Tuozzo, however, argues that this "Reduced Knowledge" is not powerless or simply formal in nature, since it includes knowledge of the Form of the Good (324ff). He draws attention to the fact that the text says the possessor of Reduced Knowledge will conduct his examinations while "gazing upon knowledge" (172b5-6). If one conjoins the commonly shared claim that Socrates possesses Reduced Knowledge with Tuozzo's claim that "gazing upon knowledge" involves knowledge of the Good, then one might be tempted to allow Tuozzo his conclusion that Socrates knows the Good. However, the persistent specter of Socrates's disavowal of knowledge necessarily reasserts itself. How, one might wonder, can Socrates possibly know the Form of the Good if he consistently disavows knowledge of anything of significance? Tuozzo recognizes this difficulty, and he argues that the solution lies in reconceiving knowledge of the Good as elenchic in nature (324n32).

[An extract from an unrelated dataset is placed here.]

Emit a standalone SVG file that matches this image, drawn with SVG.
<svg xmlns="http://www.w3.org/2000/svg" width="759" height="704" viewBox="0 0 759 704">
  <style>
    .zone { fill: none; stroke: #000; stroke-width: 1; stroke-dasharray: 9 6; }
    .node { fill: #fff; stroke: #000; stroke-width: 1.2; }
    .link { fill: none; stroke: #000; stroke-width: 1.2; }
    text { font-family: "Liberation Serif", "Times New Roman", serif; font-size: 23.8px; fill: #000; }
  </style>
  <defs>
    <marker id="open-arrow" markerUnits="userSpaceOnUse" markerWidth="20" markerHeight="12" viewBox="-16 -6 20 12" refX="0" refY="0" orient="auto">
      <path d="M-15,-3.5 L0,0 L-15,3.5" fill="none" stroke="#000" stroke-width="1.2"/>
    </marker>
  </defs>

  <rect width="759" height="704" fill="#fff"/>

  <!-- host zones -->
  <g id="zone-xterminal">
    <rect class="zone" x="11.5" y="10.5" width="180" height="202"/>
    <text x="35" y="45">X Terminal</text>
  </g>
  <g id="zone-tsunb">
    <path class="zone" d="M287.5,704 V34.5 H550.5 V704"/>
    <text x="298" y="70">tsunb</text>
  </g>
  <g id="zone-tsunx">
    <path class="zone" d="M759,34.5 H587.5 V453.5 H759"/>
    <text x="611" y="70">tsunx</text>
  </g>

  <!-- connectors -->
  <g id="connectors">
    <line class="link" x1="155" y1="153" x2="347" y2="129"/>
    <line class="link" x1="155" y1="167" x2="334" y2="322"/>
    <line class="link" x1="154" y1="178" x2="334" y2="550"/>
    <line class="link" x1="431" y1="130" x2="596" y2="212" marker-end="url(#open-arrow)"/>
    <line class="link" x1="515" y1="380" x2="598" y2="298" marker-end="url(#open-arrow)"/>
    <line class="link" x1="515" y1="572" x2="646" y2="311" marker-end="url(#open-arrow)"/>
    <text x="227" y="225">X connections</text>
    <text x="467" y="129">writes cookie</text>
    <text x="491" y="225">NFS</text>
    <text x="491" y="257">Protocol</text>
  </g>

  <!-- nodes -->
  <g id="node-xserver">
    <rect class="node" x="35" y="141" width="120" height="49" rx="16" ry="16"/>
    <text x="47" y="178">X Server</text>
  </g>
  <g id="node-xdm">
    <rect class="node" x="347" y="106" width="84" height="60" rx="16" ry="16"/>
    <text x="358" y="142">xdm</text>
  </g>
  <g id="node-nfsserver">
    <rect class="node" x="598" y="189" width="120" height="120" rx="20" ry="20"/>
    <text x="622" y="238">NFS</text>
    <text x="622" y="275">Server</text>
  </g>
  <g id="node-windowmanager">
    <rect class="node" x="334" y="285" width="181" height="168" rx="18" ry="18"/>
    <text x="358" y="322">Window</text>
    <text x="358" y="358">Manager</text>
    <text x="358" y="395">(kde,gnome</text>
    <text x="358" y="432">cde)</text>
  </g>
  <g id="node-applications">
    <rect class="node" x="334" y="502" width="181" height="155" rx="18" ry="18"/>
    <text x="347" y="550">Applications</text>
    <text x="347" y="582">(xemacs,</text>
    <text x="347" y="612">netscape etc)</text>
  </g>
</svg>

This resourceful maneuver, however, deflates the content of the Form of the Good to such an extent that it might create a significantly larger problem than it solves. Recall that Reduced Knowledge does not enable its possessor to save the city from the merciless rule of idiots. That is why Socrates concludes that even if such knowledge were possible, it would be of little to no benefit. It cannot sort those who know from those who do not know, so it cannot even identify the true ruler or doctor. Thus, Tuozzo's deflationary conception of the Form of the Good is in tension with the Republic's assertion that the philosopher-ruler's grasp of the Form of the Good preserves the city, in part by ensuring that citizens pursue only those activities for which they are well-suited. One might reasonably think that the lesson of the Charmides is that Socrates cannot save the city from the likes of Critias because he only has Reduced Knowledge.
By far the greatest virtue of Tuozzo's book is his insistence on taking the debate into entirely new terrain. Readers who seek a fresh perspective on the Charmides will greatly benefit from grappling with his immensely novel and clever arguments.

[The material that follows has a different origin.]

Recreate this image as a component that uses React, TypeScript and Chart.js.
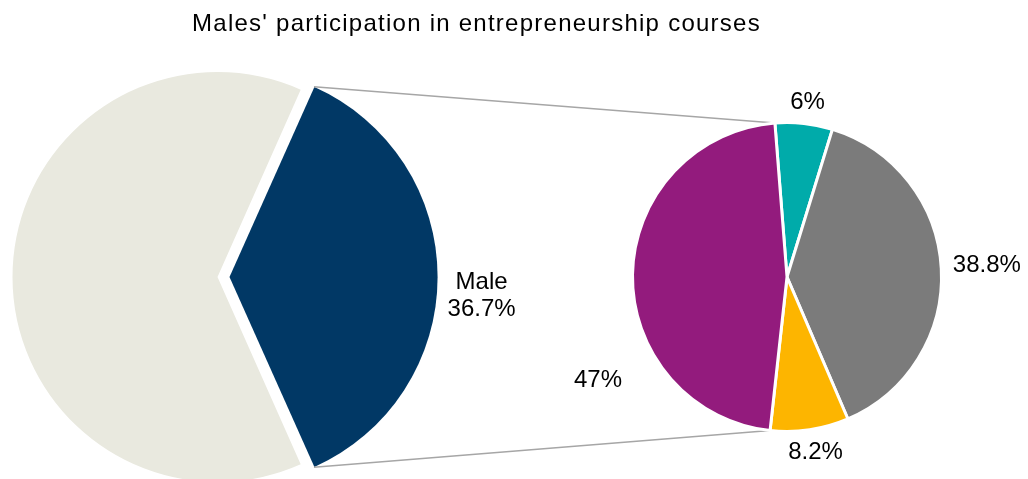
import React, { useEffect, useRef } from "react";
import { Chart, registerables } from "chart.js";

Chart.register(...registerables);

// ---------- data ----------
const TITLE = "Males' participation in entrepreneurship courses";
const mainLabels = ["Male", "Female"];
const mainValues = [36.7, 63.3];
const detailLabels = ["Group 1", "Group 2", "Group 3", "Group 4"];
const detailValues = [6, 38.8, 8.2, 47];

// ---------- styles ----------
const mainColors = ["#013865", "#E9E9DF"];
const detailColors = ["#00ABAA", "#7B7B7B", "#FDB500", "#931B7D"];
const FONT = "'Liberation Sans', Arial, Helvetica, sans-serif";
const LABEL_SIZE = 24;
const LINE_H = 27;

function arcGeom(el: any) {
  const p = el.getProps(["x", "y", "startAngle", "endAngle", "outerRadius"], true);
  const off = (el.options.offset || 0) / 4;
  const half = (p.startAngle + p.endAngle) / 2;
  const circ = p.endAngle - p.startAngle;
  const fix = 1 - Math.sin(Math.min(Math.PI, circ));
  return {
    cx: p.x + Math.cos(half) * off,
    cy: p.y + Math.sin(half) * off,
    r: p.outerRadius + off * fix,
    start: p.startAngle,
    end: p.endAngle,
    mid: half,
  };
}

function drawBlock(ctx: CanvasRenderingContext2D, lines: string[], cx: number, cy: number) {
  const cap = LABEL_SIZE * 0.716;
  const blockH = (lines.length - 1) * LINE_H + cap;
  const b0 = cy - blockH / 2 + cap;
  ctx.save();
  ctx.font = `${LABEL_SIZE}px ${FONT}`;
  ctx.fillStyle = "#000";
  ctx.textAlign = "center";
  ctx.textBaseline = "alphabetic";
  lines.forEach((l, i) => ctx.fillText(l, cx, b0 + i * LINE_H));
  ctx.restore();
}

function blockSize(ctx: CanvasRenderingContext2D, lines: string[]) {
  ctx.save();
  ctx.font = `${LABEL_SIZE}px ${FONT}`;
  const w = Math.max(...lines.map((l) => ctx.measureText(l).width));
  ctx.restore();
  const h = (lines.length - 1) * LINE_H + LABEL_SIZE * 0.716;
  return { w, h };
}

function outsidePos(g: { cx: number; cy: number; r: number }, angle: number, gap: number, w: number, h: number) {
  const ux = Math.cos(angle);
  const uy = Math.sin(angle);
  return {
    x: g.cx + (g.r + gap) * ux + (w / 2) * ux,
    y: g.cy + (g.r + gap) * uy + (h / 2) * uy,
  };
}

const fmt = (v: number) => `${v}%`;

export default function App() {
  const leftRef = useRef<HTMLCanvasElement>(null);
  const rightRef = useRef<HTMLCanvasElement>(null);

  useEffect(() => {
    const prevMargin = document.body.style.margin;
    document.body.style.margin = "0";

    const mainLabelPlugin = {
      id: "mainLabel",
      afterDatasetsDraw(chart: any) {
        const ctx = chart.ctx as CanvasRenderingContext2D;
        const el = chart.getDatasetMeta(0).data[0];
        const g = arcGeom(el);
        const lines = [mainLabels[0], fmt(mainValues[0])];
        const { w, h } = blockSize(ctx, lines);
        const p = outsidePos(g, g.mid, 9, w, h);
        drawBlock(ctx, lines, p.x + 1, p.y + 16.5);
      },
    };

    const left = new Chart(leftRef.current!, {
      type: "pie",
      data: {
        labels: mainLabels,
        datasets: [
          {
            data: mainValues,
            backgroundColor: mainColors,
            borderWidth: 0,
            offset: [48, 0],
          },
        ],
      },
      options: {
        responsive: false,
        animation: false,
        events: [],
        radius: 205,
        rotation: 90 - (mainValues[0] * 3.6) / 2,
        layout: { padding: { left: 0, right: 518, top: 49, bottom: 0 } },
        plugins: {
          legend: { display: false },
          tooltip: { enabled: false },
          title: { display: false },
        },
      } as any,
      plugins: [mainLabelPlugin],
    });

    const detailGap = [15, 12, 12, 40];
    const detailShift = [0, -1.5, 0, -31];

    const connectorPlugin = {
      id: "connectors",
      beforeDatasetsDraw(chart: any) {
        const ctx = chart.ctx as CanvasRenderingContext2D;
        const a = arcGeom(left.getDatasetMeta(0).data[0]);
        const b = arcGeom(chart.getDatasetMeta(0).data[detailValues.length - 1]);
        ctx.save();
        ctx.strokeStyle = "#A6A6A6";
        ctx.lineWidth = 1.5;
        ctx.beginPath();
        ctx.moveTo(a.cx + a.r * Math.cos(a.start), a.cy + a.r * Math.sin(a.start));
        ctx.lineTo(b.cx + b.r * Math.cos(b.end), b.cy + b.r * Math.sin(b.end));
        ctx.moveTo(a.cx + a.r * Math.cos(a.end), a.cy + a.r * Math.sin(a.end));
        ctx.lineTo(b.cx + b.r * Math.cos(b.start), b.cy + b.r * Math.sin(b.start));
        ctx.stroke();
        ctx.restore();
      },
      afterDatasetsDraw(chart: any) {
        const ctx = chart.ctx as CanvasRenderingContext2D;
        chart.getDatasetMeta(0).data.forEach((el: any, i: number) => {
          const g = arcGeom(el);
          const lines = [fmt(detailValues[i])];
          const { w, h } = blockSize(ctx, lines);
          const ang = g.mid + (detailShift[i] * Math.PI) / 180;
          const p = outsidePos(g, ang, detailGap[i], w, h);
          drawBlock(ctx, lines, p.x, p.y);
        });
      },
    };

    const right = new Chart(rightRef.current!, {
      type: "pie",
      data: {
        labels: detailLabels,
        datasets: [
          {
            data: detailValues,
            backgroundColor: detailColors,
            borderColor: "#FFFFFF",
            borderWidth: 3,
          },
        ],
      },
      options: {
        responsive: false,
        animation: false,
        events: [],
        radius: 154.5,
        rotation: -4.5,
        layout: { padding: { left: 546, right: 0, top: 75, bottom: 0 } },
        plugins: {
          legend: { display: false },
          tooltip: { enabled: false },
          title: { display: false },
        },
      } as any,
      plugins: [connectorPlugin],
    });

    return () => {
      right.destroy();
      left.destroy();
      document.body.style.margin = prevMargin;
    };
  }, []);

  return (
    <div style={{ position: "relative", width: 1028, height: 479, overflow: "hidden", background: "#fff" }}>
      <canvas
        ref={leftRef}
        width={953}
        height={505}
        style={{ position: "absolute", left: 0, top: 0, width: 953, height: 505 }}
      />
      <canvas
        ref={rightRef}
        width={1028}
        height={479}
        style={{ position: "absolute", left: 0, top: 0, width: 1028, height: 479 }}
      />
      <div
        style={{
          position: "absolute",
          left: 0,
          top: 11.4,
          width: 953,
          textAlign: "center",
          fontFamily: FONT,
          fontSize: 24,
          lineHeight: "24px",
          letterSpacing: "1.25px",
          color: "#000",
          whiteSpace: "nowrap",
        }}
      >
        {TITLE}
      </div>
    </div>
  );
}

Benson, H. H. (2000) Socratic Wisdom. Oxford: Oxford University Press.
Hyland, D. A. (1981) The Virtue of Philosophy: An Interpretation of Plato's Charmides. Athens, OH: Ohio University Press.
Kahn, C. H. (1996) Plato and the Socratic Dialogue. Cambridge: Cambridge University Press.
McKim, R. (1985) "Socratic Self-knowledge and 'Knowledge of Knowledge' in Plato's Charmides." Transactions of the American Philological Association 115: 59-77.
Roochnik, D. L. (1996) Of Art and Wisdom: Plato's Understanding of Techne. University Park: Pennsylvania State University Press.
Schmid, W. T. (1998) Plato's Charmides and the Socratic Ideal of Rationality. Albany: State University of New York Press.
 Hugh Benson (2000), however, systematically defends the view that Socrates was in fact very interested in epistemology.
 Polemarchus is Socrates' second interlocutor in Book One of Plato's Republic, and Socrates mentions his conversion to philosophy at Phaedrus 257b.
 See especially Kahn (1996: 197-209).